For the given series$\sum\limits_1^\infty {\dfrac{{\ln n}}{{{n^2}}}} $, we can assume the function $f\left( x \right)$ to be,
$f\left( x \right) = \dfrac{{\ln x}}{{{x^2}}}$
Thus, we have to now evaluate the integral $\int\limits_1^\infty {\dfrac{{\ln x}}{{{x^2}}}dx} $.

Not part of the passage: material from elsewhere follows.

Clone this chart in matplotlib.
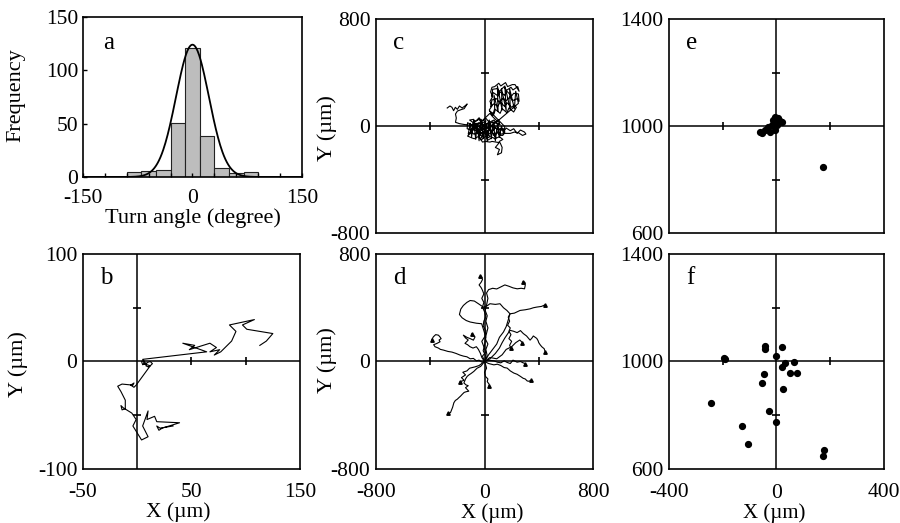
import numpy as np
import matplotlib.pyplot as plt

plt.rcParams['font.family'] = ['Liberation Serif', 'DejaVu Serif']
plt.rcParams['font.size'] = 15.5
plt.rcParams['axes.unicode_minus'] = False

# a: turn angle histogram + gaussian fit
angle_centers = [-80, -60, -40, -20, 0, 20, 40, 60, 80]
angle_counts = [5, 6, 7, 51, 121, 38, 8, 4, 5]
fit_amp, fit_mu, fit_sigma = 124, 0, 22.5

# b: single cell track (um)
b_track = [(33, -60), (21, -62), (18, -60), (20, -64), (23, -62), (39, -57), (18, -56), (16, -51),
           (9, -54), (10, -46), (5, -60), (10, -70), (4, -73), (-4, -60), (-1, -54), (-5, -48),
           (-13, -43), (-15, -41), (-14, -45), (-11, -44), (-11, -36), (-15, -28), (-18, -23),
           (-14, -21), (-4, -22), (-3, -20), (-6, -22), (-3, -24), (-1, -22), (12, -4), (14, -2),
           (12, 0), (9, -1), (8, -4), (10, -5), (12, -4), (6, -2), (6, 1), (4, 0), (5, -3),
           (8, -2), (5, 2), (64, 9), (42, 17), (53, 15), (48, 11), (67, 17), (73, 13), (67, 9),
           (76, 11), (71, 6), (77, 9), (87, 19), (91, 28), (85, 34), (108, 39), (97, 34),
           (101, 30), (125, 26), (119, 19), (113, 15)]

# c: long track of one cell (left branch, central mass, upper mass, arms)
c_track = [(-275, 135), (-255, 150), (-240, 140), (-228, 115), (-215, 140), (-200, 125), (-185, 150),
           (-165, 135), (-145, 150), (-128, 165), (-150, 130), (-175, 122), (-200, 112), (-214, 90),
           (-208, 60), (-214, 28), (-185, 18), (-152, 12), (-120, 8), (-90, 4), (-55, 6),
           (-110, 45), (-80, 50), (-70, 30), (-40, 62), (-20, 35), (10, 58), (35, 28), (70, 45), (85, 20),
           (115, 10), (80, 30), (55, 0), (30, 30), (5, -5), (-20, 25), (-45, -5), (-60, 20), (-95, 10),
           (-125, 25), (-128, -20), (-100, -30), (-85, -5), (-50, -35), (-35, -5), (0, -30),
           (15, -10), (50, -40), (65, -5), (100, -30), (115, -20), (150, -30), (160, -15),
           (190, -35), (215, -20), (240, -55), (265, -30), (295, -45), (305, -60), (280, -70),
           (250, -50), (220, -45), (190, -55),
           (155, -55), (120, -60), (105, -40), (70, -70), (55, -40), (20, -70), (5, -40), (-30, -60),
           (-45, -50), (-80, -60), (-95, -45), (-125, -75), (-90, -90), (-75, -95), (-40, -75),
           (-25, -105), (10, -75), (25, -105), (60, -85), (75, -95), (110, -80), (135, -100),
           (110, -115), (100, -135), (80, -160), (110, -175), (95, -215), (125, -200), (130, -160),
           (115, -125), (85, -120), (55, -115), (40, -120), (5, -115), (-15, -120),
           (-30, -95), (-10, -70), (-35, -40), (-60, -15), (-90, 10), (-70, 35), (-40, 50), (-20, 20),
           (10, 40), (0, -10), (-25, -30), (5, -50), (20, -90), (40, -80), (15, -40), (45, -20),
           (30, 15), (60, 30), (80, -10), (55, -45), (75, -75), (90, -40), (110, -70), (135, -70),
           (150, -45), (140, -20), (115, -35), (95, -5), (110, 25), (85, 45), (60, 70), (40, 95),
           (-120, -60), (-105, 20), (-95, -80), (-80, 40), (-65, -100), (-55, 15), (-40, -110),
           (-25, 50), (-10, -90), (5, 35), (20, -115), (35, 45), (50, -95), (65, 30), (80, -110),
           (95, 15), (110, -85), (125, 0), (140, -55), (150, -5),
           (40, 110), (70, 90), (80, 125), (115, 95), (130, 130), (165, 100), (180, 135), (215, 105),
           (235, 140), (215, 155), (200, 140), (165, 175), (150, 145), (115, 180), (100, 150),
           (65, 165), (45, 145), (55, 195), (90, 205), (105, 180), (140, 210), (155, 185), (190, 220),
           (205, 190), (245, 205), (255, 185), (250, 240), (215, 245), (200, 225), (165, 260),
           (150, 230), (115, 255), (100, 225), (65, 250), (55, 220), (60, 275), (95, 280), (110, 260),
           (145, 295), (160, 265), (195, 290), (210, 270), (245, 295), (255, 260), (225, 310),
           (205, 310), (170, 295), (155, 325), (120, 300), (105, 320), (75, 295), (55, 290),
           (45, 255), (60, 220), (40, 185), (55, 150), (35, 120), (60, 80),
           (75, 130), (70, 230), (100, 110), (95, 300), (130, 120), (125, 280), (160, 115),
           (150, 300), (190, 125), (185, 280), (220, 130), (230, 260), (250, 170), (100, 40), (65, 15),
           (35, -15), (0, 5), (-30, -20), (-50, -55), (-20, -75), (10, -25), (-15, 10), (-45, 25),
           (-80, -5), (-100, -25), (-60, -35), (-20, -50), (20, -60), (50, -5), (20, 20), (-10, 0)]

# d: tracks of many cells, all from the origin
d_tracks = [
    [(0, 0), (-15, 40), (10, 70), (-5, 110), (-20, 150), (5, 190), (10, 230), (-10, 265), (-5, 300),
     (10, 335), (0, 370), (-15, 405), (-5, 440), (-20, 470), (-5, 503), (-15, 530), (-25, 550),
     (-40, 570), (-25, 590), (-15, 610), (-21, 630), (-30, 640)],
    [(0, 0), (20, 40), (10, 90), (25, 130), (5, 170), (15, 210), (25, 250), (10, 300), (20, 340),
     (5, 380), (15, 420), (25, 470), (15, 510), (30, 535), (60, 545), (90, 540), (120, 555),
     (150, 570), (180, 560), (210, 548), (241, 541), (270, 545), (295, 541), (300, 565),
     (298, 589), (285, 595)],
    [(0, 0), (10, 40), (-10, 80), (0, 120), (10, 180), (-5, 230), (-21, 281), (-60, 285),
     (-106, 294), (-135, 305), (-165, 325), (-185, 350), (-175, 390), (-156, 417), (-130, 440),
     (-106, 454), (-75, 450), (-45, 430), (-9, 405), (20, 415), (40, 430), (80, 425), (114, 430),
     (140, 400), (165, 380), (188, 355), (175, 330), (185, 300), (170, 270), (190, 250),
     (180, 225), (195, 200), (180, 170), (200, 150), (185, 120), (195, 100)],
    [(0, 0), (30, 50), (60, 90), (90, 130), (110, 180), (140, 220), (160, 260), (175, 310),
     (188, 355), (220, 360), (262, 380), (300, 385), (336, 392), (360, 400), (385, 405),
     (420, 410), (447, 422)],
    [(0, 0), (40, 20), (80, 60), (110, 100), (130, 140), (150, 175), (188, 232), (215, 225),
     (240, 215), (265, 230), (286, 208), (310, 190), (336, 159), (350, 175), (360, 190),
     (385, 172), (395, 155), (400, 140), (410, 125), (422, 110), (440, 95), (447, 73)],
    [(0, 0), (-20, -5), (-40, 10), (-60, 5), (-82, 23), (-105, 20), (-130, 35), (-155, 40),
     (-181, 48), (-210, 60), (-240, 70), (-270, 75), (-303, 85), (-325, 90), (-340, 100),
     (-365, 110), (-375, 125), (-350, 135), (-328, 147), (-335, 160), (-320, 170), (-330, 185),
     (-340, 196), (-360, 200), (-377, 184), (-385, 170), (-390, 160)],
    [(0, 0), (-20, 30), (-30, 60), (-45, 90), (-60, 110), (-85, 100), (-107, 110), (-125, 125),
     (-144, 135), (-120, 160), (-140, 175), (-156, 196), (-130, 180), (-105, 170), (-82, 159),
     (-70, 183), (-95, 205)],
    [(0, 0), (-15, -20), (-29, -37), (-55, -50), (-79, -74), (-100, -90), (-115, -100),
     (-128, -111), (-140, -130), (-152, -160), (-135, -175), (-120, -180), (-140, -195),
     (-116, -221), (-135, -225), (-150, -230), (-165, -245), (-177, -258), (-190, -270),
     (-200, -280), (-215, -290), (-226, -307), (-235, -340), (-251, -381), (-270, -385)],
    [(0, 0), (-40, -30), (-70, -40), (-110, -50), (-130, -70), (-160, -80), (-140, -100),
     (-170, -120), (-150, -140), (-180, -150)],
    [(0, 0), (30, -15), (69, -25), (95, -20), (120, -30), (145, -45), (167, -49), (190, -70),
     (216, -86), (240, -95), (265, -111), (285, -125), (300, -130), (315, -145), (327, -147),
     (345, -140)],
    [(0, 0), (10, -30), (15, -50), (0, -80), (7, -111), (25, -130), (20, -150), (35, -170), (32, -184)],
    [(0, 0), (30, 10), (69, 5), (95, -5), (120, -10), (145, 5), (167, -7), (190, -15), (210, 10),
     (240, -5), (265, 0), (285, -10), (300, -15)],
    [(0, 0), (40, 30), (90, 20), (130, 50), (160, 90), (200, 110), (230, 140), (260, 160), (280, 140)],
]

# e, f: final positions (um)
e_x = [-55, -43, -30, -18, -12, -6, 7, 19, 1, -6, -24, -61, 12, 174]
e_y = [973, 985, 997, 1004, 1022, 1035, 1029, 1016, 1004, 985, 979, 979, 1020, 847]
f_x = [-43, -43, 19, -2, -191, -196, 66, 32, 19, 50, 75, -46, -55, 23, -243, -28, -2, -129, -105, 177, 174]
f_y = [1058, 1045, 1053, 1021, 1008, 1012, 997, 993, 978, 958, 958, 953, 921, 896, 847, 816, 775, 759, 692, 672, 649]

fig = plt.figure(figsize=(9, 5.23), dpi=100)
ax_a = fig.add_axes([0.0922, 0.6616, 0.2433, 0.306])
ax_b = fig.add_axes([0.0922, 0.1033, 0.2411, 0.411])
ax_c = fig.add_axes([0.4178, 0.5545, 0.2411, 0.409])
ax_d = fig.add_axes([0.4178, 0.1033, 0.2411, 0.411])
ax_e = fig.add_axes([0.7433, 0.5545, 0.2389, 0.409])
ax_f = fig.add_axes([0.7433, 0.1033, 0.2389, 0.411])

for ax in [ax_a, ax_b, ax_c, ax_d, ax_e, ax_f]:
    for s in ax.spines.values():
        s.set_linewidth(1.2)

# panel a
ax_a.bar(angle_centers, angle_counts, width=20, color='#bdbdbd', edgecolor='#222222', lw=0.8)
xs = np.linspace(-150, 150, 301)
ax_a.plot(xs, fit_amp * np.exp(-(xs - fit_mu) ** 2 / (2 * fit_sigma ** 2)), 'k', lw=1.3)
ax_a.set_xlim(-150, 150)
ax_a.set_ylim(0, 150)
ax_a.set_xticks([-150, 0, 150])
ax_a.set_xticks(np.arange(-120, 150, 30), minor=True)
ax_a.set_yticks([0, 50, 100, 150])
ax_a.tick_params(direction='in', length=3, width=1)
ax_a.tick_params(axis='x', pad=9)
ax_a.tick_params(which='minor', direction='in', length=3, width=1)
ax_a.set_xlabel('Turn angle (degree)', fontsize=16, labelpad=0)
ax_a.set_ylabel('Frequency', fontsize=16)
ax_a.yaxis.set_label_coords(-0.265, 0.51)
ax_a.text(0.09, 0.84, 'a', transform=ax_a.transAxes, fontsize=18, va='center')


def cross_panel(ax, xlim, ylim, x0, y0, xmarks, ymarks):
    ax.set_xlim(xlim)
    ax.set_ylim(ylim)
    ax.axhline(y0, color='k', lw=1.1)
    ax.axvline(x0, color='k', lw=1.1)
    ax.plot(xmarks, [y0] * len(xmarks), 'k|', ms=6, mew=1.2)
    ax.plot([x0] * len(ymarks), ymarks, 'k_', ms=6, mew=1.2)
    ax.set_yticks([ylim[0], y0, ylim[1]])
    ax.tick_params(length=0, pad=4)
    ax.tick_params(axis='x', pad=10)


def x_label(ax, xc, yc, size=15.5):
    ax.set_xlabel('X (µm)', fontsize=size)
    ax.xaxis.label.set_verticalalignment('center')
    ax.xaxis.set_label_coords(xc, yc)


# panel b
cross_panel(ax_b, (-50, 150), (-100, 100), 0, 0, [50, 100], [50, -50])
bx, by = zip(*b_track)
ax_b.plot(bx, by, 'k', lw=0.8)
ax_b.set_xticks([-50, 50, 150])
x_label(ax_b, 0.44, -0.2)
ax_b.set_ylabel('Y (µm)', fontsize=16)
ax_b.yaxis.set_label_coords(-0.253, 0.49)
ax_b.text(0.08, 0.94, 'b', transform=ax_b.transAxes, fontsize=18, va='top')

# panel c
cross_panel(ax_c, (-800, 800), (-800, 800), 0, 0, [-400, 400], [-400, 400])
cx, cy = zip(*c_track)
ax_c.plot(cx, cy, 'k', lw=0.8)
ax_c.set_xticks([])
ax_c.set_ylabel('Y (µm)', fontsize=16)
ax_c.yaxis.set_label_coords(-0.18, 0.49)
ax_c.text(0.08, 0.94, 'c', transform=ax_c.transAxes, fontsize=18, va='top')

# panel d
cross_panel(ax_d, (-800, 800), (-800, 800), 0, 0, [-400, 400], [-400, 400])
for tr in d_tracks:
    tx, ty = zip(*tr)
    ax_d.plot(tx, ty, 'k', lw=0.8)
    ax_d.plot(tx[-1], ty[-1], 'k^', ms=2.5)
ax_d.set_xticks([-800, 800])
ax_d.text(0, -0.068, '0', transform=ax_d.get_xaxis_transform(), ha='center', va='top')
x_label(ax_d, 0.535, -0.205, 15)
ax_d.set_ylabel('Y (µm)', fontsize=16)
ax_d.yaxis.set_label_coords(-0.18, 0.508)
ax_d.text(0.08, 0.94, 'd', transform=ax_d.transAxes, fontsize=18, va='top')

# panel e
cross_panel(ax_e, (-400, 400), (600, 1400), 0, 1000, [-200, 200], [800, 1200])
ax_e.plot(e_x, e_y, 'ko', ms=4.2)
ax_e.set_xticks([])
ax_e.text(0.08, 0.94, 'e', transform=ax_e.transAxes, fontsize=18, va='top')

# panel f
cross_panel(ax_f, (-400, 400), (600, 1400), 0, 1000, [-200, 200], [800, 1200])
ax_f.plot(f_x, f_y, 'ko', ms=4.2)
ax_f.set_xticks([-400, 400])
ax_f.text(0, -0.068, '0', transform=ax_f.get_xaxis_transform(), ha='center', va='top')
x_label(ax_f, 0.49, -0.205, 15)
ax_f.text(0.08, 0.94, 'f', transform=ax_f.transAxes, fontsize=18, va='top')

fig.savefig('out.png', dpi=100)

We can use integration by parts to solve the above integral. Integration by parts is given as,
$\int {uvdx = u\int {vdx - \int {\left( {\dfrac{{du}}{{dx}}\int {vdx} } \right)dx} } } $
Let $u = \ln x$ and $v = \dfrac{1}{{{x^2}}}$.
Then,
$\int {\dfrac{{\ln x}}{{{x^2}}}dx} = \ln x\int {\dfrac{1}{{{x^2}}}dx - \int {\left( {\dfrac{{d\left( {\ln x} \right)}}{{dx}}\int {\dfrac{1}{{{x^2}}}dx} } \right)} } dx$
We can solve and find that $\int {\dfrac{1}{{{x^2}}}} dx = - \dfrac{1}{x} + c$ from the formula $\int {{x^n}} dx = \dfrac{{{x^{\left( {n + 1} \right)}}}}{{\left( {n + 1} \right)}} + c$.

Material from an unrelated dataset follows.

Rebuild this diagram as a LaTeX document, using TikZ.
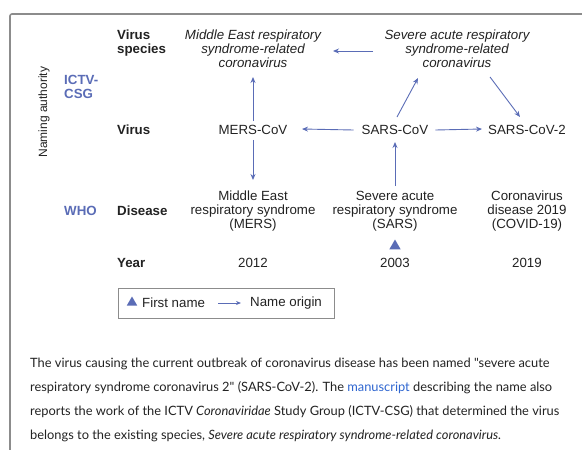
\documentclass[tikz,border=0pt]{standalone}
\usepackage{fontspec}
\setmainfont{Liberation Sans}
\newfontfamily\bodyfont{Lato}
\usepackage{xcolor}
\usetikzlibrary{arrows.meta,shapes.geometric}
\definecolor{nameblue}{HTML}{5A6CB6}
\definecolor{linkblue}{HTML}{2F66D0}
\definecolor{framegray}{HTML}{8C8C8C}
\definecolor{inktext}{HTML}{222222}

\begin{document}
\begin{tikzpicture}[x=1pt,y=-1pt,
  lbl/.style={font=\fontsize{13.3}{14}\selectfont, align=center, inner sep=0pt, text=inktext},
  species/.style={lbl, font=\fontsize{13.3}{14}\selectfont\itshape},
  rowhead/.style={lbl, font=\fontsize{13.3}{14}\selectfont\bfseries, anchor=west, align=left},
  authority/.style={rowhead, text=nameblue},
  origin/.style={draw=nameblue, line width=0.9pt, -{Stealth[length=6pt,width=5pt]}},
  firstname/.style={regular polygon, regular polygon sides=3, fill=nameblue, inner sep=0pt, minimum size=14pt},
  bodyline/.style={anchor=base west, inner sep=0pt, text=inktext, font=\bodyfont\fontsize{12.85}{15}\selectfont}]
\useasboundingbox (0,0) rectangle (582,450);
% frame
\draw[framegray, line width=1.6pt, rounded corners=2pt] (10,450) -- (10,14) -- (582,14);

% row heads and naming authorities
\node[rotate=90, lbl, font=\fontsize{12}{13}\selectfont] (authlabel) at (44,112) {Naming authority};
\node[authority] (ictv) at (64,87) {ICTV-\\CSG};
\node[authority] (who) at (64,211) {WHO};
\node[rowhead] (spechead) at (117,43) {Virus\\species};
\node[rowhead] (virushead) at (117,130) {Virus};
\node[rowhead] (diseasehead) at (117,211) {Disease};
\node[rowhead] (yearhead) at (117,263) {Year};

% species
\node[species] (merssp) at (253,49) {Middle East respiratory\\syndrome-related\\coronavirus};
\node[species] (sarssp) at (457,49) {Severe acute respiratory\\syndrome-related\\coronavirus};

% viruses
\node[lbl] (merscov) at (253,130) {MERS-CoV};
\node[lbl] (sarscov) at (395,130) {SARS-CoV};
\node[lbl] (sarscovtwo) at (527,130) {SARS-CoV-2};

% diseases
\node[lbl] (mers) at (253,211) {Middle East\\respiratory syndrome\\(MERS)};
\node[lbl] (sars) at (395,211) {Severe acute\\respiratory syndrome\\(SARS)};
\node[lbl] (covid) at (527,211) {Coronavirus\\disease 2019\\(COVID-19)};
\node[firstname, minimum size=13pt] (sarsfirst) at (395,246) {};

% years
\node[lbl] (ymers) at (253,263) {2012};
\node[lbl] (ysars) at (395,263) {2003};
\node[lbl] (ycovid) at (527,263) {2019};

% name origins
\draw[origin] (373,51) -- (333,51);
\draw[origin] (merscov.north) ++(0,-4) -- (253,77);
\draw[origin] (merscov.south) ++(0,5) -- (253,180);
\draw[origin] (sarscov.west) ++(-8,0) -- (302,129);
\draw[origin] (sarscov.east) ++(7,0) -- (482,129);
\draw[origin] (397,117) -- (418,78);
\draw[origin] (490,77) -- (520,117);
\draw[origin] (395,186) -- (395,142);

% legend
\draw[framegray, line width=0.8pt] (118,288) rectangle (334,318);
\node[firstname, minimum size=12pt] (legtri) at (132,302.5) {};
\node[lbl, anchor=west] (legfirst) at (142,303) {First name};
\coordinate (legarrowa) at (218,303);
\coordinate (legarrowb) at (241,303);
\draw[origin, line width=0.8pt, -{Stealth[length=5pt,width=4pt]}] (legarrowa) -- (legarrowb);
\node[lbl, anchor=west] (legorigin) at (250,303) {Name origin};

% caption text
\node[bodyline] (cap1) at (30,367) {The virus causing the current outbreak of coronavirus disease has been named "severe acute};
\node[bodyline] (cap2) at (30,391) {respiratory syndrome coronavirus 2" (SARS-CoV-2). The \textcolor{linkblue}{manuscript} describing the name also};
\node[bodyline] (cap3) at (30,415) {reports the work of the ICTV \textit{Coronaviridae} Study Group (ICTV-CSG) that determined the virus};
\node[bodyline] (cap4) at (30,439) {belongs to the existing species, \textit{Severe acute respiratory syndrome-related coronavirus.}};
\end{tikzpicture}
\end{document}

And $\dfrac{{d\left( {\ln x} \right)}}{{dx}} = \dfrac{1}{x}$ is known from special integral formula.
Thus, we can simplify our integral as,
$
   = \ln x\left( { - \dfrac{1}{x}} \right) - \int {\dfrac{1}{x}.} \left( { - \dfrac{1}{x}} \right)dx \\
   = - \dfrac{{\ln x}}{x} + \int {\dfrac{1}{{{x^2}}}} dx \\
   = - \dfrac{{\ln x}}{x} - \dfrac{1}{x} + C \\
   = \dfrac{{ - \ln x - 1}}{x} + C \\
 $
Now we evaluate this integral in the limit,
$
  \int\limits_1^\infty {\dfrac{{\ln x}}{{{x^2}}}dx} = \left[ {\dfrac{{ - \ln x - 1}}{x}} \right]_1^\infty = \left[ { - \dfrac{{\ln x}}{x} - \dfrac{1}{x}} \right]_1^\infty \\
   = \left[ { - \dfrac{{\ln \infty }}{\infty } - \dfrac{1}{\infty }} \right] - \left[ { - \dfrac{{\ln 1}}{1} - \dfrac{1}{1}} \right] \\
 $
We can observe that $\mathop {\lim }\limits_{x \to \infty } \dfrac{{\ln x}}{x} = \dfrac{\infty }{\infty }$. So we will use L’Hospital Rule as follows,
$\mathop {\lim }\limits_{x \to \infty } \dfrac{{\ln x}}{x} = \mathop {\lim }\limits_{x \to \infty } \dfrac{{\dfrac{{d\left( {\ln x} \right)}}{{dx}}}}{{\dfrac{{d\left( x \right)}}{{dx}}}} = \mathop {\lim }\limits_{x \to \infty } \dfrac{{\left( {\dfrac{1}{x}} \right)}}{1} = \mathop {\lim }\limits_{x \to \infty } \dfrac{1}{x} = \dfrac{1}{\infty } = 0$
Thus, we can simplify our integral as,
$\left[ { - \dfrac{{\ln \infty }}{\infty } - \dfrac{1}{\infty }} \right] - \left[ { - \dfrac{{\ln 1}}{1} - \dfrac{1}{1}} \right] = \left[ {0 - 0} \right] - \left[ {0 - 1} \right] = 1$
Thus, we get $\int\limits_1^\infty {\dfrac{{\ln x}}{{{x^2}}}dx} = 1$ which is a finite value.
Hence, the given series $\sum {\dfrac{{\ln n}}{{{n^2}}}} $ from $\left[ {1,\infty } \right)$ is convergent.

Note: We used the integral test to check whether the given series is convergent or divergent. To check this we assumed a continuous function similar to the general term of the series and integrated upon this function within the given limits. As we got a finite value we said the given series is convergent. Once converting the given series into integral, we can calculate the integral using formula or tricks as required.